An eco innovation developed by a business and the University of Cumbria has been honoured at an awards ceremony for its role in tackling climate change.

Eco-I North West (Eco-I NW) is a research and development programme to create new sustainable technologies, products and services, delivered by a consortium of North West universities - including Cumbria and Lancaster.

Over the course of the programme it will have given more than 330 SMEs access to the extensive knowledge base, cutting-edge research facilities, built new networks to drive innovation, and supported the development of innovative solutions which will save 3,850 tonnes of CO2.

The success of the programme was celebrated at the Eco Innovation awards at the Museum of Science and Industry in Manchester.

The award for ‘Most promising new business’ went to The Rebuild Site CIC, based in Carlisle, who take surplus waste from construction sites and donate to community groups, encouraging the adoption of circular economy principles within the industry. 

They worked with the University of Cumbria to create a materials database to show how much CO2e is saved from diverting the waste from landfill, and sharing that information with customers. 

Maisie Hunt, project director, said: "We are thrilled to receive this Eco-I North West award. Working with the University has been invaluable in validating our model and demonstrating the carbon savings that can be achieved from keeping surplus materials in their current most usable form."

Eco-I NW, which is part funded by the European Regional Development Fund (ERDF), was led by the Centre for Global Eco-Innovation (CGE) team at Lancaster University.

Commenting on the awards, Dr Andy Pickard, manager of the CGE, said: “Eco-I North West has been an incredibly successful programme which has showcased what can be achieved via collaborative research between academia and business.

“These awards have been a celebration of the impressive work by our six regional university partners, talented undergraduates and postgraduates, and hundreds of small and medium sized businesses.”
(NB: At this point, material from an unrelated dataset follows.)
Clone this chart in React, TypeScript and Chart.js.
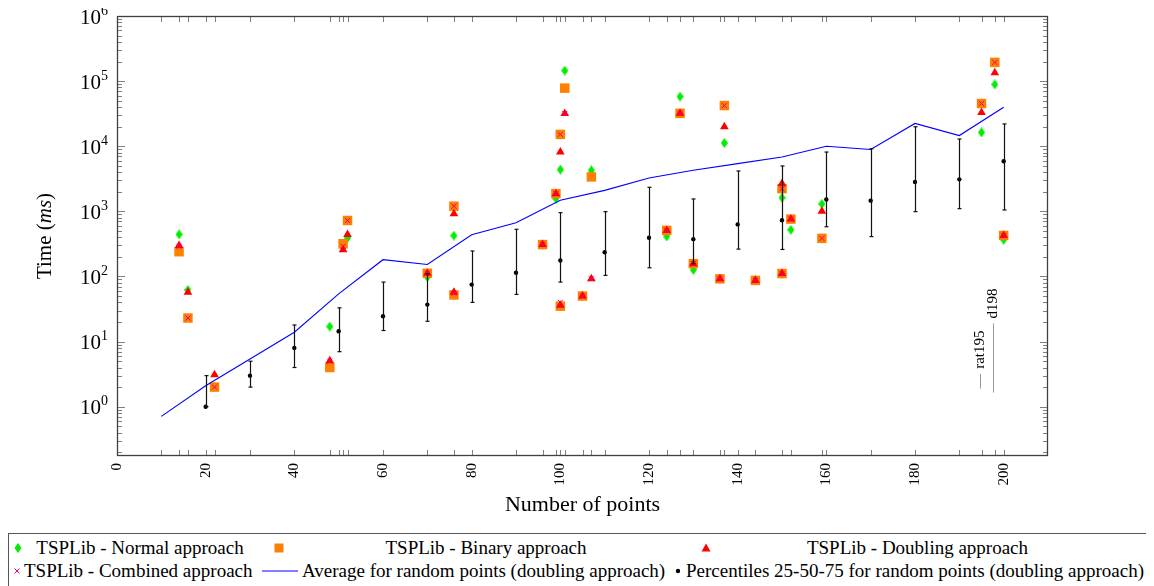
import React, { useEffect, useRef } from 'react';
import { Chart, registerables } from 'chart.js';
Chart.register(...registerables);

// ---- TSPLib instances (number of points) and times in ms ----
const tspSizes = [14, 16, 22, 48, 51, 52, 70, 76, 76, 96, 99, 100, 100, 101, 105, 107, 124, 127, 130, 136, 137, 144, 150, 150, 152, 159, 195, 198, 200];
const normalMs = [443, 62, 2, 17, 300, 390, 98, 423, 52, 309, 1570, 4380, 35, 145000, 50, 4270, 412, 57900, 126, 92, 11200, 87, 111, 1620, 520, 1300, 16300, 89000, 367];
const binaryMs = [240, 23, 2, 4, 318, 724, 112, 1200, 52, 309, 1870, 15200, 35, 78000, 50, 3380, 510, 32000, 157, 92, 42200, 87, 111, 2230, 760, 385, 45300, 194000, 427];
const doublingMs = [300, 57, 3.1, 5.1, 257, 443, 112, 920, 57, 309, 1870, 8150, 36, 31800, 50, 92, 510, 32000, 157, 92, 19900, 87, 111, 2680, 760, 1000, 33000, 134000, 427];
const combinedMs = [290, 23, 2, 5, 290, 724, 112, 1200, 55, 309, 1870, 15200, 40, 31800, 50, 92, 510, 32000, 157, 92, 42200, 87, 111, 2230, 760, 385, 45300, 194000, 427];

// ---- random points (doubling approach) ----
const randomSizes = [10, 20, 30, 40, 50, 60, 70, 80, 90, 100, 110, 120, 130, 140, 150, 160, 170, 180, 190, 200];
const averageMs = [0.71, 2.1, 5.4, 13.9, 54, 181, 153, 438, 670, 1480, 2100, 3250, 4270, 5400, 6840, 10000, 8900, 22400, 14600, 39800];
const p25Ms = [null, 1, 2, 4, 7, 14.8, 20.5, 40, 53, 82, 104, 136, 157, 263, 260, 580, 410, 990, 1100, 1050];
const p50Ms = [null, 1, 3, 8, 14.4, 24.5, 37, 75, 114, 176, 236, 394, 374, 630, 730, 1520, 1460, 2820, 3100, 5880];
const p75Ms = [null, 3, 5, 18, 33, 82, 110, 246, 530, 955, 990, 2340, 1550, 4170, 4980, 8150, 9150, 19900, 12900, 22000];

// ---- axes ----
const xTickLabels = [0, 20, 40, 60, 80, 100, 120, 140, 160, 180, 200];
const yDecades = [0, 1, 2, 3, 4, 5, 6];
const X_MIN = 0, X_MAX = 210, Y_MIN = 0.175, Y_MAX = 1e6;

// ---- annotations ----
const noteLabels = ['rat195', 'd198'];
const noteX = [195, 198];
const noteFrom = [1.9, 1.65];
const noteTo = [3.2, 19];

const SERIF = '"Liberation Serif", "DejaVu Serif", serif';
const GREEN = '#00ee00', ORANGE = '#ff8000', RED = '#ff0000', PINK = '#ee0077', BLUE = '#0000ff';

function makeDiamond(): HTMLCanvasElement {
  const c = document.createElement('canvas');
  c.width = 7; c.height = 10;
  const g = c.getContext('2d')!;
  g.fillStyle = GREEN;
  g.beginPath();
  g.moveTo(3.5, 0); g.lineTo(7, 5); g.lineTo(3.5, 10); g.lineTo(0, 5); g.closePath();
  g.fill();
  return c;
}

const decorPlugin = {
  id: 'decor',
  afterDatasetsDraw(chart: any) {
    const { ctx, chartArea: a, scales } = chart;
    const x = scales.x, y = scales.y;
    const seg = (x1: number, y1: number, x2: number, y2: number) => {
      ctx.beginPath(); ctx.moveTo(x1, y1); ctx.lineTo(x2, y2); ctx.stroke();
    };
    ctx.save();
    // error bars
    ctx.strokeStyle = '#111';
    ctx.lineWidth = 1.2;
    randomSizes.forEach((s, i) => {
      const lo = p25Ms[i], hi = p75Ms[i];
      if (lo == null || hi == null) return;
      const px = Math.round(x.getPixelForValue(s)) + 0.5;
      const y1 = y.getPixelForValue(lo), y2 = y.getPixelForValue(hi);
      seg(px, y1, px, y2);
      seg(px - 2, y1, px + 2, y1);
      seg(px - 2, y2, px + 2, y2);
    });
    // x ticks (inward, top and bottom)
    ctx.strokeStyle = '#808080';
    ctx.lineWidth = 1;
    const xs = Array.from(new Set([...randomSizes, ...tspSizes, ...xTickLabels]));
    xs.forEach(v => {
      const px = Math.round(x.getPixelForValue(v)) + 0.5;
      if (px <= a.left + 1 || px >= a.right - 1) return;
      seg(px, a.bottom, px, a.bottom - 6);
      seg(px, a.top, px, a.top + 6);
    });
    // y ticks (log minor)
    for (let k = -1; k <= 6; k++) {
      for (let m = 1; m <= 9; m++) {
        const v = m * Math.pow(10, k);
        if (v < Y_MIN || v > Y_MAX * 1.0001) continue;
        const py = Math.round(y.getPixelForValue(v)) + 0.5;
        const len = m === 1 ? 8 : 5;
        seg(a.left, py, a.left + len, py);
        seg(a.right, py, a.right - len, py);
      }
    }
    // frame
    ctx.strokeStyle = '#404040';
    ctx.lineWidth = 1.3;
    ctx.strokeRect(a.left + 0.5, a.top + 0.5, a.right - a.left - 1, a.bottom - a.top - 1);
    // y tick labels 10^k
    ctx.fillStyle = '#000';
    ctx.textBaseline = 'middle';
    yDecades.forEach(k => {
      const py = y.getPixelForValue(Math.pow(10, k));
      ctx.textAlign = 'right';
      ctx.font = `14px ${SERIF}`;
      const ex = String(k);
      const ew = ctx.measureText(ex).width;
      ctx.fillText(ex, a.left - 9, py - 5);
      ctx.font = `21px ${SERIF}`;
      ctx.fillText('10', a.left - 9 - ew, py + 2);
    });
    // y title
    ctx.save();
    ctx.translate(a.left - 72, (a.top + a.bottom) / 2);
    ctx.rotate(-Math.PI / 2);
    ctx.textAlign = 'left';
    const parts: [string, string][] = [['Time (', `21px ${SERIF}`], ['ms', `italic 21px ${SERIF}`], [')', `21px ${SERIF}`]];
    let total = 0;
    parts.forEach(([t, f]) => { ctx.font = f; total += ctx.measureText(t).width; });
    let cx = -total / 2;
    parts.forEach(([t, f]) => { ctx.font = f; ctx.fillText(t, cx, 0); cx += ctx.measureText(t).width; });
    ctx.restore();
    // annotations
    noteLabels.forEach((lab, i) => {
      const px = Math.round(x.getPixelForValue(noteX[i])) - 1.5;
      const yb = y.getPixelForValue(noteFrom[i]);
      const yt = y.getPixelForValue(noteTo[i]);
      ctx.strokeStyle = '#9a9a9a';
      ctx.lineWidth = 1;
      seg(px, yb, px, yt);
      ctx.save();
      ctx.translate(px, yt - 5);
      ctx.rotate(-Math.PI / 2);
      ctx.font = `15px ${SERIF}`;
      ctx.fillStyle = '#000';
      ctx.textAlign = 'left';
      ctx.textBaseline = 'middle';
      ctx.fillText(lab, 0, 0);
      ctx.restore();
    });
    ctx.restore();
  },
};

function Marker({ kind, cx, cy }: { kind: string; cx: number; cy: number }) {
  const w = 40, h = 20;
  let body: any = null;
  const mx = w / 2, my = h / 2;
  if (kind === 'diamond') body = <polygon points={`${mx},${my - 5} ${mx + 3.5},${my} ${mx},${my + 5} ${mx - 3.5},${my}`} fill={GREEN} />;
  if (kind === 'square') body = <rect x={mx - 4.5} y={my - 4.5} width={9} height={9} fill={ORANGE} />;
  if (kind === 'triangle') body = <polygon points={`${mx},${my - 4.5} ${mx + 4.5},${my + 3.5} ${mx - 4.5},${my + 3.5}`} fill={RED} />;
  if (kind === 'cross') body = <g stroke={PINK} strokeWidth={1}><line x1={mx - 2.5} y1={my - 2.5} x2={mx + 2.5} y2={my + 2.5} /><line x1={mx - 2.5} y1={my + 2.5} x2={mx + 2.5} y2={my - 2.5} /></g>;
  if (kind === 'line') body = <line x1={2} y1={my} x2={38} y2={my} stroke={BLUE} strokeWidth={1.2} />;
  if (kind === 'dot') body = <circle cx={mx} cy={my} r={2.2} fill="#000" />;
  return (
    <svg width={w} height={h} style={{ position: 'absolute', left: cx - w / 2, top: cy - h / 2 }}>{body}</svg>
  );
}

function Label({ text, x, cy, center }: { text: string; x: number; cy: number; center?: boolean }) {
  return (
    <span style={{
      position: 'absolute', left: x, top: cy - 11, lineHeight: '22px', height: 22,
      fontFamily: SERIF, fontSize: 19, whiteSpace: 'nowrap', color: '#000',
      transform: center ? 'translateX(-50%)' : undefined,
    }}>{text}</span>
  );
}

export default function App() {
  const ref = useRef<HTMLCanvasElement>(null);
  useEffect(() => {
    document.documentElement.style.overflow = 'hidden';
    document.body.style.overflow = 'hidden';
    const diamond = makeDiamond();
    const pts = (xs: number[], ys: (number | null)[]) => xs.map((v, i) => ({ x: v, y: ys[i] }));
    const chart = new Chart(ref.current!, {
      type: 'scatter',
      data: {
        datasets: [
          { label: 'TSPLib - Normal approach', data: pts(tspSizes, normalMs), pointStyle: diamond as any, pointRadius: 5, backgroundColor: GREEN, borderWidth: 0, order: 6 },
          { label: 'TSPLib - Binary approach', data: pts(tspSizes, binaryMs), pointStyle: 'rect', pointRadius: 6.7, backgroundColor: ORANGE, borderWidth: 0, order: 5 },
          { label: 'TSPLib - Doubling approach', data: pts(tspSizes, doublingMs), pointStyle: 'triangle', pointRadius: 5, backgroundColor: RED, borderWidth: 0, order: 4 },
          { label: 'TSPLib - Combined approach', data: pts(tspSizes, combinedMs), pointStyle: 'crossRot', pointRadius: 3.6, borderColor: PINK, backgroundColor: PINK, borderWidth: 1, order: 3 },
          { label: 'Average for random points (doubling approach)', data: pts(randomSizes, averageMs), showLine: true, pointRadius: 0, borderColor: BLUE, borderWidth: 1.1, order: 2 },
          { label: 'Percentiles 25-50-75 for random points (doubling approach)', data: pts(randomSizes, p50Ms).filter(p => p.y != null), pointStyle: 'circle', pointRadius: 2.2, backgroundColor: '#000', borderWidth: 0, order: 1 },
        ] as any,
      },
      options: {
        animation: false,
        responsive: false,
        layout: { padding: { top: 8, right: 98, left: 0, bottom: 0 } },
        plugins: { legend: { display: false }, tooltip: { enabled: false } },
        scales: {
          x: {
            type: 'linear', min: X_MIN, max: X_MAX,
            afterBuildTicks: (s: any) => { s.ticks = xTickLabels.map(v => ({ value: v })); },
            afterFit: (s: any) => { s.height = 74; },
            grid: { display: false, drawTicks: false },
            border: { display: false },
            ticks: {
              autoSkip: false, minRotation: 90, maxRotation: 90, padding: 7, color: '#000',
              font: { family: SERIF, size: 15 },
              callback: (v: any) => String(v),
            },
            title: { display: true, text: 'Number of points', color: '#000', font: { family: SERIF, size: 22 }, padding: { top: 0, bottom: 12 } },
          },
          y: {
            type: 'logarithmic', min: Y_MIN, max: Y_MAX,
            afterFit: (s: any) => { s.width = 109; },
            ticks: { display: false },
            grid: { display: false },
            border: { display: false },
          },
        },
      } as any,
      plugins: [decorPlugin],
    });
    return () => chart.destroy();
  }, []);

  return (
    <div style={{ position: 'relative', width: 1146, height: 578, overflow: 'hidden' }}>
      <canvas ref={ref} width={1138} height={522} style={{ display: 'block', width: 1138, height: 522 }} />
      <div style={{
        position: 'absolute', left: 0, top: 525, width: 1146, height: 60, boxSizing: 'border-box',
        borderTop: '1px solid #555', borderLeft: '1px solid #555',
      }} />
      <Marker kind="diamond" cx={10} cy={540} />
      <Label text="TSPLib - Normal approach" x={132} cy={540} center />
      <Marker kind="square" cx={271} cy={540} />
      <Label text="TSPLib - Binary approach" x={478} cy={540} center />
      <Marker kind="triangle" cx={698} cy={540} />
      <Label text="TSPLib - Doubling approach" x={909.5} cy={540} center />
      <Marker kind="cross" cx={9} cy={563} />
      <Label text="TSPLib - Combined approach" x={16} cy={563} />
      <Marker kind="line" cx={272} cy={563} />
      <Label text="Average for random points (doubling approach)" x={294} cy={563} />
      <Marker kind="dot" cx={670} cy={563} />
      <Label text="Percentiles 25-50-75 for random points (doubling approach)" x={678} cy={563} />
    </div>
  );
}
“Over the last three years we have created a melting pot of disruptive innovation, driven by collaboration which will continue long into the future. But if we are going to truly achieve the rapid transition to more sustainable economies and societies in the face of the climate emergency, we need to grow our network of collaborators. I would encourage businesses to connect with this region’s universities and start the conversation.”